Closed-back Headphones
If open and semi-open-back headphones let the world in, closed-back headphones completely take you out of the world and bring you to a place all your own. The most isolated of all of the headphone types, closed-back headphones are perfect for tracking, producing, DJ’ing and in live sound situations, troubleshooting.

As the most versatile tracking headphone, their downfalls are not absent. If you have ever wondered why we don’t live in soundproof rooms, sit in a good pair of closed-back headphones and you will have your answer. Though it is sometimes essential to drown out the rest of the world when in the midst of the creative process, it can become literally dizzying.

What they’re good for:

  • Tracking: Closed-back headphones are they go to options for tracking vocalists, drummers, acoustic instruments and pretty much everything that isn’t a DI in. The amount of bleed from these headphones even at acceptably loud levels is nominal.
  • Producing “in the Box”: I personally love producing music with headphones on if I’m strictly doing it “in the box.” Living in a loud city like New York, closed-back headphones afford me the opportunity to step outside of my noise-filled world and go to a world where I’m only left with my thoughts.
  • Audio Cleanup: There is nothing worse than hearing an artifact and realizing that what you’ve been looking and listening for is something coming from your real-world space rather than your recording. So before you go tuning things, make sure you’ve got a perfectly isolated perspective of your recording that you’ve had the chance to clean up.
  • DJing: Clubs are loud, with respectively low impedance levels, DJ headphones are seemingly louder. Headphones like Sennheiser’s HD25ii are a pair of studio headphones that can go straight to the DJ’s mixing booth.
  • Bass Response: The bass of a closed-back pair of headphones is a double-edged sword, mainly because a good bit of the bass will be false due to their designed; we’ll come back to this below.
  • Fashion Statements: Closed-back headphones are [generally speaking] perfectly fine for consumer use, Beats by Dre made a 3 Billion dollar company out of that exact premise. The closed design provides minimal external bleed, but also keeps your music with you and not the masses.

What they’re bad for:

  • Mixing: The same reason that makes closed-back headphones great for consumer listening, makes them bad for high-fidelity critical listening. Because of their closed configuration, all of the pressure is trapped, which then creates false low frequencies, which can make listening more pleasurable, but not at all true to a mix.
  • Ear-fatigue: Though your ears may not get sore, you may end up experiencing mild amounts of disorientation after sitting with a closed pair of headphones for hours on end. Closed-back headphones are also built to be slightly tighter on the head, so when buying the right pair of closed-back headphones make sure they’re comfortable enough for you to endures hours of breaking them in.
  • Vocalists: Though ideal for engineers, vocalists want to hear the voice they hear in their head in the real world, and that is not a luxury afforded them with closed-back headphones.

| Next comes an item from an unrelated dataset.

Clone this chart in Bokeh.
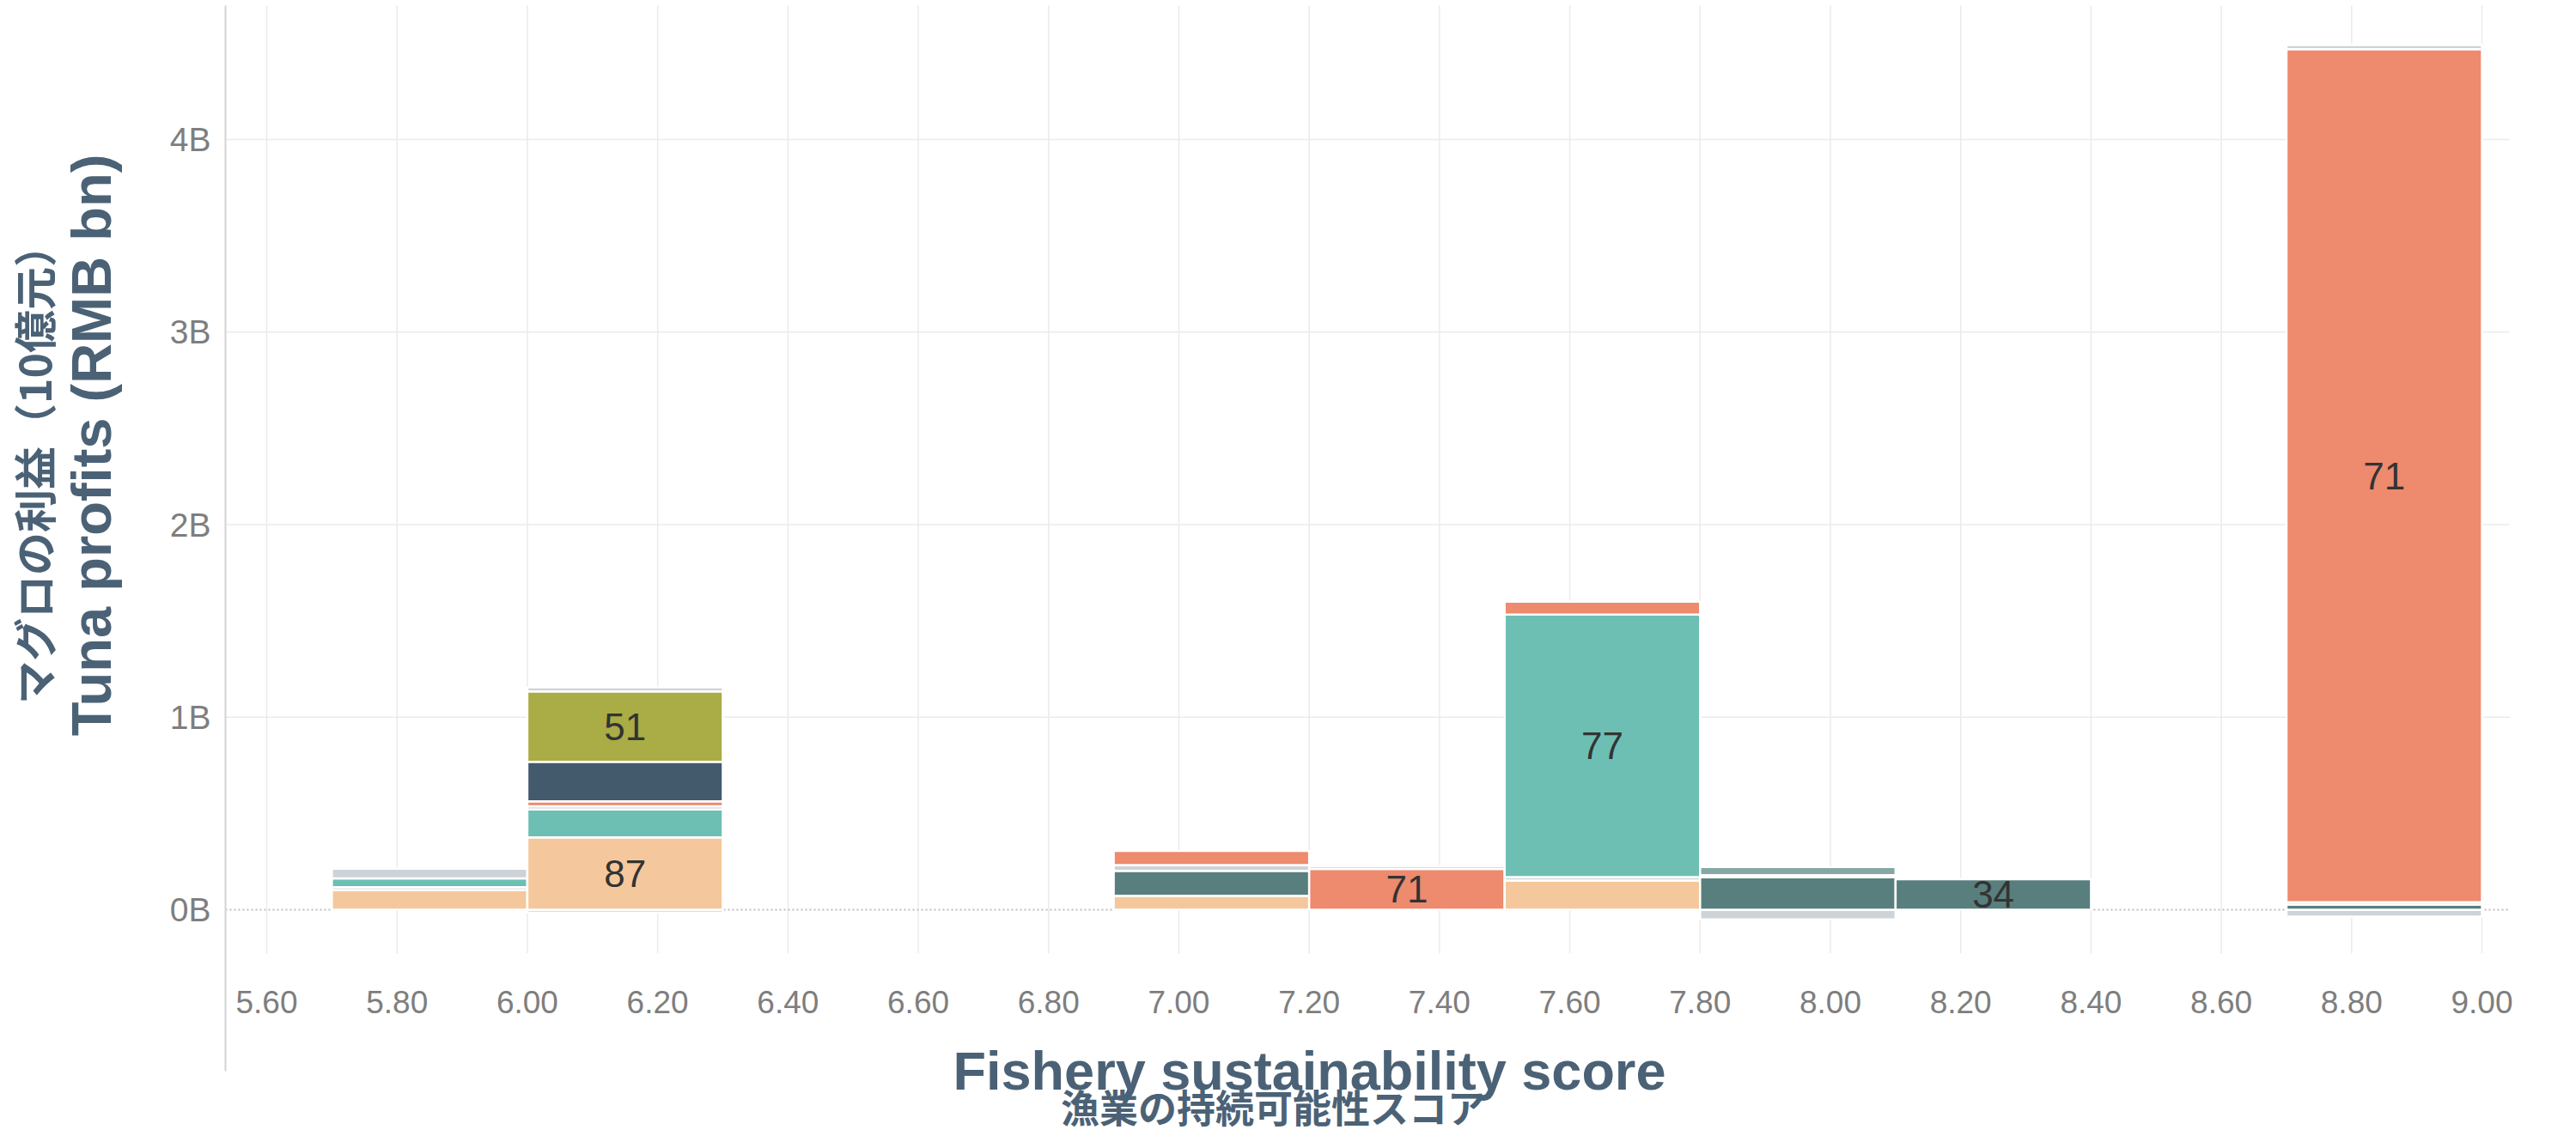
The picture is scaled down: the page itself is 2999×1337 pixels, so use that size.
import math
from bokeh.plotting import figure
from bokeh.models import (Range1d, FixedTicker, PrintfTickFormatter, Label,
                          ColumnDataSource)
from bokeh.core.properties import value
from bokeh.embed import file_html
from bokeh.resources import INLINE

# ---------------- data ----------------
# Histogram bins of fishery sustainability score
bin_left = [5.7, 6.0, 6.9, 7.2, 7.5, 7.8, 8.1, 8.7]
bin_right = [6.0, 6.3, 7.2, 7.5, 7.8, 8.1, 8.4, 9.0]

# Stacked segments (tuna profits, RMB bn), listed bottom-up per bin
seg_bin = [0, 0, 0, 0,
           1, 1, 1, 1, 1, 1, 1, 1,
           2, 2, 2, 2,
           3, 3,
           4, 4, 4, 4,
           5, 5, 5, 5,
           6,
           7, 7, 7, 7, 7]
seg_group = ["peach", "grey", "teal", "grey",
             "grey", "peach", "teal", "grey", "salmon", "slate", "olive", "grey",
             "peach", "darkteal", "grey", "salmon",
             "salmon", "grey",
             "peach", "grey", "teal", "salmon",
             "grey", "darkteal", "teal", "sage",
             "darkteal",
             "grey", "darkteal", "peach", "salmon", "grey"]
seg_value = [0.102, 0.015, 0.046, 0.050,
             -0.016, 0.376, 0.145, 0.016, 0.026, 0.205, 0.366, 0.021,
             0.072, 0.130, 0.030, 0.074,
             0.212, 0.014,
             0.152, 0.018, 1.363, 0.067,
             -0.050, 0.168, 0.012, 0.042,
             0.158,
             -0.036, 0.027, 0.012, 4.430, 0.021]
seg_label = ["", "", "", "",
             "", "87", "", "", "", "", "51", "",
             "", "", "", "",
             "71", "",
             "", "", "77", "",
             "", "", "", "",
             "34",
             "", "", "", "71", ""]

group_colors = {
    "peach": "#F4C89C",
    "teal": "#6DBFB3",
    "slate": "#435A6D",
    "olive": "#AAAC45",
    "salmon": "#EE8A6E",
    "darkteal": "#587F7D",
    "grey": "#CDD3D6",
    "sage": "#86A8A4",
}

x_ticks = [5.6, 5.8, 6.0, 6.2, 6.4, 6.6, 6.8, 7.0, 7.2, 7.4, 7.6, 7.8,
           8.0, 8.2, 8.4, 8.6, 8.8, 9.0]
y_ticks = [0, 1, 2, 3, 4]

x_title = "Fishery sustainability score"
x_title_ja = "漁業の持続可能性スコア"
y_title = "Tuna profits (RMB bn)"
y_title_ja = "マグロの利益（10億元）"

# ---------------- stacking ----------------
left, right, bottom, top, color = [], [], [], [], []
lx, ly, ltxt = [], [], []
pos = {}
neg = {}
for b, g, v, lab in zip(seg_bin, seg_group, seg_value, seg_label):
    if v >= 0:
        b0 = pos.get(b, 0.0)
        b1 = b0 + v
        pos[b] = b1
    else:
        b1 = neg.get(b, 0.0)
        b0 = b1 + v
        neg[b] = b0
    left.append(bin_left[b])
    right.append(bin_right[b])
    bottom.append(b0)
    top.append(b1)
    color.append(group_colors[g])
    if lab:
        lx.append((bin_left[b] + bin_right[b]) / 2)
        ly.append((b0 + b1) / 2)
        ltxt.append(lab)

src = ColumnDataSource(dict(left=left, right=right, bottom=bottom, top=top, color=color))
lsrc = ColumnDataSource(dict(x=lx, y=ly, text=ltxt))

# ---------------- layout (frame covers the whole canvas) ----------------
W, H = 2983, 1321
X0, X1 = 5.1913, 9.1239          # data x at canvas left / right edge
Y0, Y1 = -1.1683, 4.7224         # data y at canvas bottom / top edge
area_left, area_right = 5.5367, 9.0422   # plotting area in data units
area_bottom, area_top = -0.2274, 4.696
axis_line_bottom = -0.838

p = figure(width=W, height=H, output_backend="svg", toolbar_location=None,
           x_range=Range1d(X0, X1), y_range=Range1d(Y0, Y1),
           min_border=0, min_border_left=0, min_border_right=0,
           min_border_top=0, min_border_bottom=0)
p.outline_line_color = None
p.background_fill_color = "white"
p.border_fill_color = "white"
p.xgrid.visible = False
p.ygrid.visible = False

title_color = "#4B6276"
tick_color = "#7E7E7E"
grid_color = "#EBEBEB"

# axes placed at fixed data locations
p.xaxis.fixed_location = area_bottom
p.xaxis.ticker = FixedTicker(ticks=x_ticks)
p.xaxis.formatter = PrintfTickFormatter(format="%.2f")
p.xaxis.axis_line_color = None
p.xaxis.major_tick_line_color = None
p.xaxis.minor_tick_line_color = None
p.xaxis.major_label_text_font = "Liberation Sans"
p.xaxis.major_label_text_font_size = "37px"
p.xaxis.major_label_text_color = tick_color
p.xaxis.major_label_standoff = 37

p.yaxis.fixed_location = area_left
p.yaxis.bounds = (axis_line_bottom, area_top)
p.yaxis.ticker = FixedTicker(ticks=y_ticks)
p.yaxis.formatter = PrintfTickFormatter(format="%dB")
p.yaxis.axis_line_color = "#D4D4D4"
p.yaxis.axis_line_width = 2
p.yaxis.major_tick_line_color = None
p.yaxis.minor_tick_line_color = None
p.yaxis.major_label_text_font = "Liberation Sans"
p.yaxis.major_label_text_font_size = "39px"
p.yaxis.major_label_text_color = tick_color
p.yaxis.major_label_standoff = 11

# grid lines (from the tick positions, limited to the plotting area)
p.segment(x0=x_ticks, x1=x_ticks, y0=[area_bottom] * len(x_ticks),
          y1=[area_top] * len(x_ticks), line_color=grid_color, line_width=1.5)
gy = [t for t in y_ticks if t != 0]
p.segment(x0=[area_left] * len(gy), x1=[area_right] * len(gy), y0=gy, y1=gy,
          line_color=grid_color, line_width=1.5)
p.segment(x0=[area_left], x1=[area_right], y0=[0], y1=[0],
          line_color="#BDBDBD", line_width=2, line_dash="2 3")

# bars
p.quad(left="left", right="right", bottom="bottom", top="top", source=src,
       fill_color="color", line_color="white", line_width=2.5)

p.text(x="x", y="y", text="text", source=lsrc, text_align="center",
       text_baseline="middle", text_font=value("Liberation Sans"),
       text_font_size="44px", text_color="#333333")

# axis titles (screen units: from canvas left, and up from canvas bottom)
p.add_layout(Label(x=1524, y=H - 1246, x_units="screen", y_units="screen",
                   text=x_title, text_align="center", text_baseline="middle",
                   text_font="Liberation Sans", text_font_style="bold",
                   text_font_size="63px", text_color=title_color))
p.add_layout(Label(x=1482, y=H - 1288, x_units="screen", y_units="screen",
                   text=x_title_ja, text_align="center", text_baseline="middle",
                   text_font="Noto Sans CJK JP", text_font_style="bold",
                   text_font_size="45px", text_color=title_color))
p.add_layout(Label(x=106, y=H - 518, x_units="screen", y_units="screen",
                   text=y_title, text_align="center", text_baseline="middle",
                   angle=math.pi / 2,
                   text_font="Liberation Sans", text_font_style="bold",
                   text_font_size="65px", text_color=title_color))
p.add_layout(Label(x=37, y=H - 540, x_units="screen", y_units="screen",
                   text=y_title_ja, text_align="center", text_baseline="middle",
                   angle=math.pi / 2,
                   text_font="Noto Sans CJK JP", text_font_style="bold",
                   text_font_size="50px", text_color=title_color))

open("out.html", "w").write(file_html(p, INLINE))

A Quick Look at Choosing the Right Studio Headphones

In conclusion, the steps you should follow in finding the right pair of studio headphones are as follows:

  1. Where am I using these? Studio, on-the-go or both?
  2. What is my main use for this pair of headphones? Producing, mixing/monitoring/mastering, tracking, live settings, DJing or a combination of any?
  3. What is their frequency response? Bumps in the highs, lows or mids?
  4. What do they actually sound like? Transparent, wide, warm, colored, harsh?
  5. Can I wear these for a long time? If not restart your search.
  6. Can you hear these for a long time? If yes you’ve found your headphones.